Among the thoughts in the carefully written letter were sentences about the damage that can be done if Jewish characters are caricatured, stereotyped and misrepresented.

We took great pains to ensure that we were absolutely not saying that only Jewish actors should play Jews.

We also made the point that as theatre engaged in much-needed discourse about minority inclusion that Jewish artists needed to be part of those conversations rather than held up as an exception.

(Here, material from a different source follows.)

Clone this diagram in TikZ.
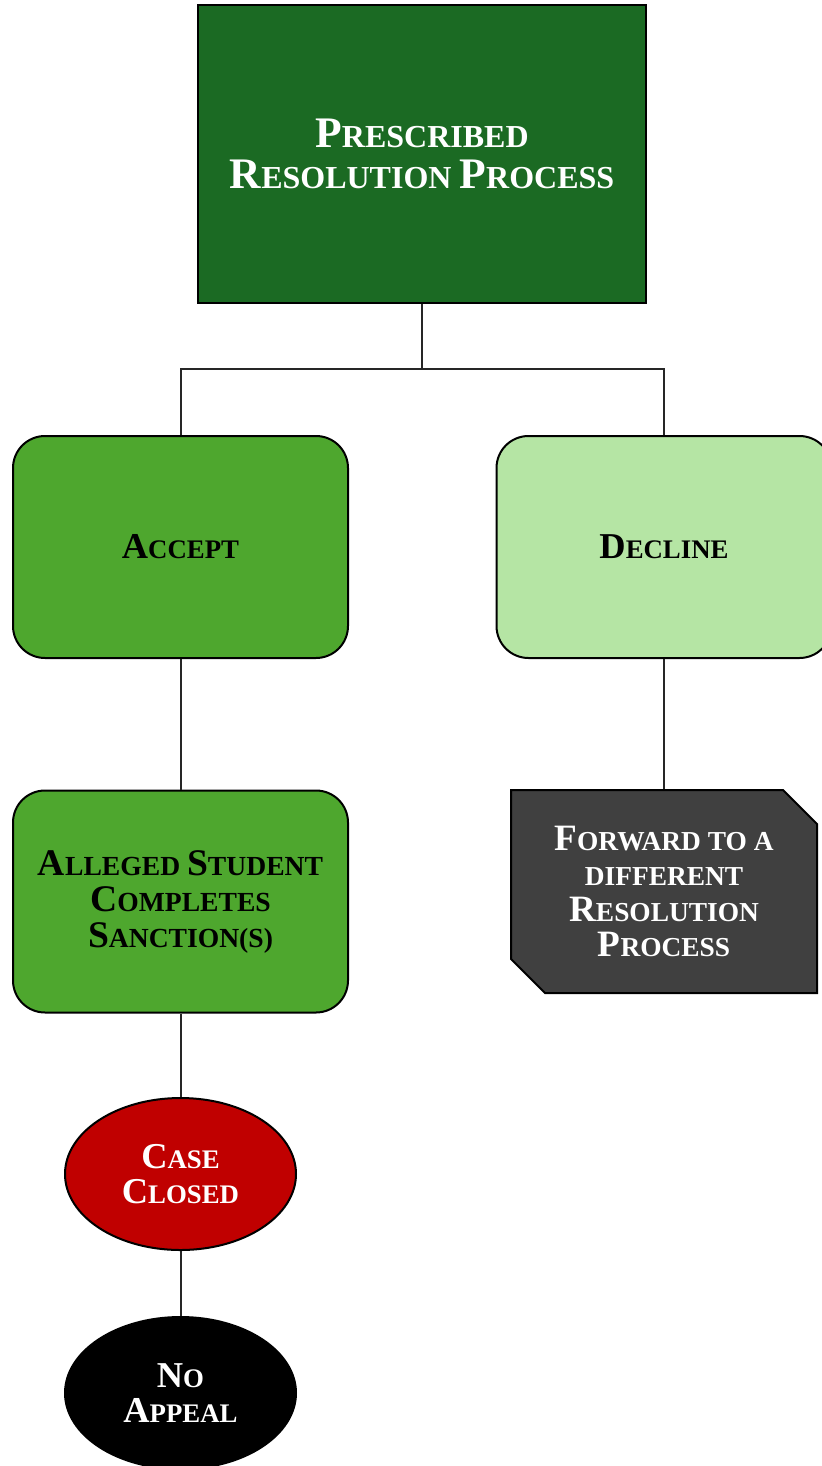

We asked that Jewish artists were allowed into discussions about their own stories.

Mostly we were pointing at this production of Falsettos and asking whether it was acceptable, whether an industry growing more interested in identity and inclusion was really going to stand by as a piece about Jewishness was presented with entirely no Jewish voices anywhere in the process?

But our point seemed too nuanced for many who immediately started propagating that we were saying that only Jews could play Jews. This is a straw man argument. What we were in fact saying was that Jewish stories should and indeed must include Jewish voices and artists to ensure they are told carefully and thoughtfully. Any other framing of our intention is and was at best a careless misread and at worst a highly damaging provocation likely to stoke infighting between Jews, and a sense that some Jews are acting as casting gatekeepers in the minds of the wider theatre community.

As you can imagine I was dismayed to read John Nathan’s article. Nathan based his argument on a false binary that seemed to suggest that the only options are ‘Only Jews play Jews’ or ‘Anyone can play Jews.’

I am here to say that these were never the options. The argument that we were making then is the same as we are making now; Jewish meaningful inclusion is important and it can be independent from the question of casting.

Theatre and television have been rightly interested in the question of power dynamics and who takes up space. I think it is every actor’s responsibility and prerogative to decide what space they want to take up and whether they think themselves capable of carefully and sensitively playing a role. But I would never outright dismiss an actor who isn’t Jewish playing a Jewish role. However I do think it is essential that Jewish stories have Jewish artists in the room.

If Tamsin Greig thinks years later that she was taking up space that was not hers to take then that is absolutely something I can respect. She is not devoid of opportunities and could have decided to leave that role for someone else. That said, Friday Night Dinner had Jewish creatives and actors throughout its team and the show emitted a profound aura of care for the subjects and stories it was telling.

In fact Friday Night Dinner was one of the key examples we used back in 2019 when discussing Falsettogate as a piece that clearly demonstrated that a cast of both jews and non jews could convincingly play a Jewish family if there was care, consideration and meaningful inclusion in the project overall. I fully respect Greig’s right to choose the roles she takes but I think Nathan using her comments to draw a journalistic hardline on this is a mistake.

Furthermore I think using this as a stick to beat the work of Jewish activists while also misframing their intention is a shame. It hurt when journalists misframed our long and well thought out letter back in 2019 and it hurts even more now to start 2022 with a Jewish journalist and paper misframing them in this way.

It has been a tiring few years for Jewish artists as we fight for a seat at the table of inclusion discourse. There have been instances of antisemitism that have resulted from a lack of Jewish lenses on projects that clearly should have had them. With theatres finally beginning to open their doors to conversations that should have started back in 2019 (or earlier) this year really felt like it was off to an optimistic start. That is until this article dropped.

If you’re reading this I would like you to consider that framing this important issue as a fight between Jewish artists is the real flaw here. All Jews care about their stories being accurately and sensitively told. There are many ways to do that. Let’s start talking about them.